EXERCISE INSTRUCTIONS: Transcribe all of the material below word for word and leave out its pictures.

####################

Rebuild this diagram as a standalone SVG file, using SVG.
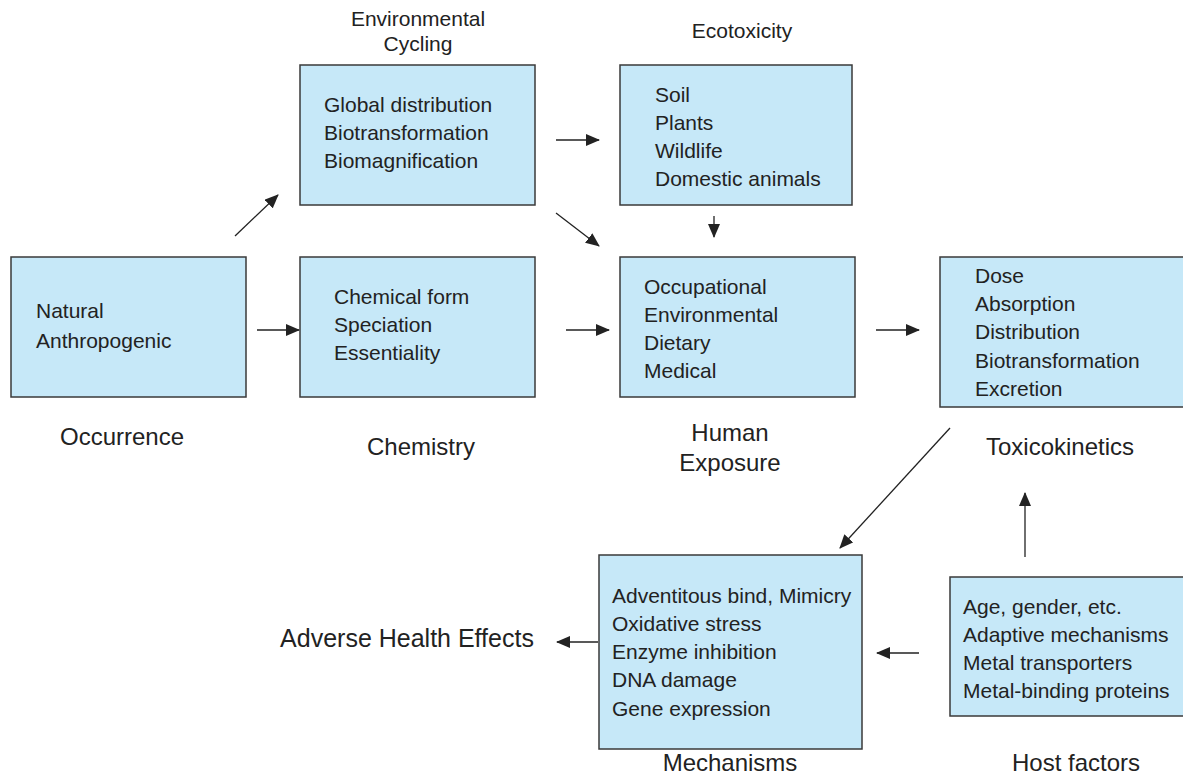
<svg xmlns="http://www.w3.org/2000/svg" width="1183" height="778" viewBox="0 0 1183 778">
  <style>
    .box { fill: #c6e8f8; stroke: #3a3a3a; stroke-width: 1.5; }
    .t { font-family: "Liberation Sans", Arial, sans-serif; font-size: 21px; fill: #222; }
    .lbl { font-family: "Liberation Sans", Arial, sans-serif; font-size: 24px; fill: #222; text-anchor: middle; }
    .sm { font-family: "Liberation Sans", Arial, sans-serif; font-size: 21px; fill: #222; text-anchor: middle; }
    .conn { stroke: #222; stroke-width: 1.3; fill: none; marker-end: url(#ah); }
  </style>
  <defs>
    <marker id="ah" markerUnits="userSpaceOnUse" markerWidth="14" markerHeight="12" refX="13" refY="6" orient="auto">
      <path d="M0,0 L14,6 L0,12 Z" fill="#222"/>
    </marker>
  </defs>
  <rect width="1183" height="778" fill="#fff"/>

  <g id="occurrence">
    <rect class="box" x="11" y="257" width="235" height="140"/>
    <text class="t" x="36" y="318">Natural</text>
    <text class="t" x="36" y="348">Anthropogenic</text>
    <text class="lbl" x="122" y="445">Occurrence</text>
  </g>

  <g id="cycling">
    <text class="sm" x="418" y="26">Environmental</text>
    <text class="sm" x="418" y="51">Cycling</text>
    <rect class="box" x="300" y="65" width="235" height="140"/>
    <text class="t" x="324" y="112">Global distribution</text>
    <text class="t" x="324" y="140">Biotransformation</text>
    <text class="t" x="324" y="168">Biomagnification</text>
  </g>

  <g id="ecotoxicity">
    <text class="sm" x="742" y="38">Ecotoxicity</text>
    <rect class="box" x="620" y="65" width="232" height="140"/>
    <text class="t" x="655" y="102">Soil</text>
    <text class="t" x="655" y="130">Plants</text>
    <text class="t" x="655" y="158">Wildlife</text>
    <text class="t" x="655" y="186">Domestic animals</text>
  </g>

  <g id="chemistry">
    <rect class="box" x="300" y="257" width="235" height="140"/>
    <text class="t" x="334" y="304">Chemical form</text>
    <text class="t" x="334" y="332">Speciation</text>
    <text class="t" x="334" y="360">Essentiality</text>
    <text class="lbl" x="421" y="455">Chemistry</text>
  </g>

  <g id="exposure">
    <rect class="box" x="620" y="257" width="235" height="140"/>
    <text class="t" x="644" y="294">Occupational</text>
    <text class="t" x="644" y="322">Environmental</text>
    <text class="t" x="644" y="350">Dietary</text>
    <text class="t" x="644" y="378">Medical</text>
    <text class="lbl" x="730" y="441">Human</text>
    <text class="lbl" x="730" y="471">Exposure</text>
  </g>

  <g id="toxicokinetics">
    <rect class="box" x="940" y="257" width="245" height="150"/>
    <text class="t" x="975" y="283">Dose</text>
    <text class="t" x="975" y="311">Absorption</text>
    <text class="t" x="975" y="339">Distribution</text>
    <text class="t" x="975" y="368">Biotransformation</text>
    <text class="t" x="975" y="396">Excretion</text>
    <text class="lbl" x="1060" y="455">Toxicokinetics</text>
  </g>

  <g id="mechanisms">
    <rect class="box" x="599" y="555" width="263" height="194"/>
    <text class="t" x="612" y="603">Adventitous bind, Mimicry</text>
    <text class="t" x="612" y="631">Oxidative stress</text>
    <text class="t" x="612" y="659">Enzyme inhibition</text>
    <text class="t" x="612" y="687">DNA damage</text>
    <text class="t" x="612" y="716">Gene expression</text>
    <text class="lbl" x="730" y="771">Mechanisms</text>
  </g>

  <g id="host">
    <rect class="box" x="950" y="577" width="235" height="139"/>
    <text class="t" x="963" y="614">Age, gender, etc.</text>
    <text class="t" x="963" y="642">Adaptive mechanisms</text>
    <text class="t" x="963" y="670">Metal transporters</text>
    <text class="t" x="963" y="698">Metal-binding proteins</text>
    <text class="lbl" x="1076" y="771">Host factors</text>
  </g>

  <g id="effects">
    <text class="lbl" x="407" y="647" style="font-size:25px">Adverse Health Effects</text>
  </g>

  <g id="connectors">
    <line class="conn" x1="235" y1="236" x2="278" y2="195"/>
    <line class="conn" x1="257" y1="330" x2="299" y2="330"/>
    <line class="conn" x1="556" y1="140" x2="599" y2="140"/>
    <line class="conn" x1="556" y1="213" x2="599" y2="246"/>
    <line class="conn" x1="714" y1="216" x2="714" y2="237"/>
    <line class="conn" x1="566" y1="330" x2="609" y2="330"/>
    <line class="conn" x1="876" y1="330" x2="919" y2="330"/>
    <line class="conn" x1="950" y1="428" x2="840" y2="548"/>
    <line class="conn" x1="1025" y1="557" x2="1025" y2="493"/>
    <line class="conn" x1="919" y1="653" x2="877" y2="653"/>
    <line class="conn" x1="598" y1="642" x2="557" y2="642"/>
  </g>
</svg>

####################

RESULT BELOW:
Rebuild this diagram as a standalone SVG file, using SVG.
<svg xmlns="http://www.w3.org/2000/svg" width="1183" height="778" viewBox="0 0 1183 778">
  <style>
    .box { fill: #c6e8f8; stroke: #3a3a3a; stroke-width: 1.5; }
    .t { font-family: "Liberation Sans", Arial, sans-serif; font-size: 21px; fill: #222; }
    .lbl { font-family: "Liberation Sans", Arial, sans-serif; font-size: 24px; fill: #222; text-anchor: middle; }
    .sm { font-family: "Liberation Sans", Arial, sans-serif; font-size: 21px; fill: #222; text-anchor: middle; }
    .conn { stroke: #222; stroke-width: 1.3; fill: none; marker-end: url(#ah); }
  </style>
  <defs>
    <marker id="ah" markerUnits="userSpaceOnUse" markerWidth="14" markerHeight="12" refX="13" refY="6" orient="auto">
      <path d="M0,0 L14,6 L0,12 Z" fill="#222"/>
    </marker>
  </defs>
  <rect width="1183" height="778" fill="#fff"/>

  <g id="occurrence">
    <rect class="box" x="11" y="257" width="235" height="140"/>
    <text class="t" x="36" y="318">Natural</text>
    <text class="t" x="36" y="348">Anthropogenic</text>
    <text class="lbl" x="122" y="445">Occurrence</text>
  </g>

  <g id="cycling">
    <text class="sm" x="418" y="26">Environmental</text>
    <text class="sm" x="418" y="51">Cycling</text>
    <rect class="box" x="300" y="65" width="235" height="140"/>
    <text class="t" x="324" y="112">Global distribution</text>
    <text class="t" x="324" y="140">Biotransformation</text>
    <text class="t" x="324" y="168">Biomagnification</text>
  </g>

  <g id="ecotoxicity">
    <text class="sm" x="742" y="38">Ecotoxicity</text>
    <rect class="box" x="620" y="65" width="232" height="140"/>
    <text class="t" x="655" y="102">Soil</text>
    <text class="t" x="655" y="130">Plants</text>
    <text class="t" x="655" y="158">Wildlife</text>
    <text class="t" x="655" y="186">Domestic animals</text>
  </g>

  <g id="chemistry">
    <rect class="box" x="300" y="257" width="235" height="140"/>
    <text class="t" x="334" y="304">Chemical form</text>
    <text class="t" x="334" y="332">Speciation</text>
    <text class="t" x="334" y="360">Essentiality</text>
    <text class="lbl" x="421" y="455">Chemistry</text>
  </g>

  <g id="exposure">
    <rect class="box" x="620" y="257" width="235" height="140"/>
    <text class="t" x="644" y="294">Occupational</text>
    <text class="t" x="644" y="322">Environmental</text>
    <text class="t" x="644" y="350">Dietary</text>
    <text class="t" x="644" y="378">Medical</text>
    <text class="lbl" x="730" y="441">Human</text>
    <text class="lbl" x="730" y="471">Exposure</text>
  </g>

  <g id="toxicokinetics">
    <rect class="box" x="940" y="257" width="245" height="150"/>
    <text class="t" x="975" y="283">Dose</text>
    <text class="t" x="975" y="311">Absorption</text>
    <text class="t" x="975" y="339">Distribution</text>
    <text class="t" x="975" y="368">Biotransformation</text>
    <text class="t" x="975" y="396">Excretion</text>
    <text class="lbl" x="1060" y="455">Toxicokinetics</text>
  </g>

  <g id="mechanisms">
    <rect class="box" x="599" y="555" width="263" height="194"/>
    <text class="t" x="612" y="603">Adventitous bind, Mimicry</text>
    <text class="t" x="612" y="631">Oxidative stress</text>
    <text class="t" x="612" y="659">Enzyme inhibition</text>
    <text class="t" x="612" y="687">DNA damage</text>
    <text class="t" x="612" y="716">Gene expression</text>
    <text class="lbl" x="730" y="771">Mechanisms</text>
  </g>

  <g id="host">
    <rect class="box" x="950" y="577" width="235" height="139"/>
    <text class="t" x="963" y="614">Age, gender, etc.</text>
    <text class="t" x="963" y="642">Adaptive mechanisms</text>
    <text class="t" x="963" y="670">Metal transporters</text>
    <text class="t" x="963" y="698">Metal-binding proteins</text>
    <text class="lbl" x="1076" y="771">Host factors</text>
  </g>

  <g id="effects">
    <text class="lbl" x="407" y="647" style="font-size:25px">Adverse Health Effects</text>
  </g>

  <g id="connectors">
    <line class="conn" x1="235" y1="236" x2="278" y2="195"/>
    <line class="conn" x1="257" y1="330" x2="299" y2="330"/>
    <line class="conn" x1="556" y1="140" x2="599" y2="140"/>
    <line class="conn" x1="556" y1="213" x2="599" y2="246"/>
    <line class="conn" x1="714" y1="216" x2="714" y2="237"/>
    <line class="conn" x1="566" y1="330" x2="609" y2="330"/>
    <line class="conn" x1="876" y1="330" x2="919" y2="330"/>
    <line class="conn" x1="950" y1="428" x2="840" y2="548"/>
    <line class="conn" x1="1025" y1="557" x2="1025" y2="493"/>
    <line class="conn" x1="919" y1="653" x2="877" y2="653"/>
    <line class="conn" x1="598" y1="642" x2="557" y2="642"/>
  </g>
</svg>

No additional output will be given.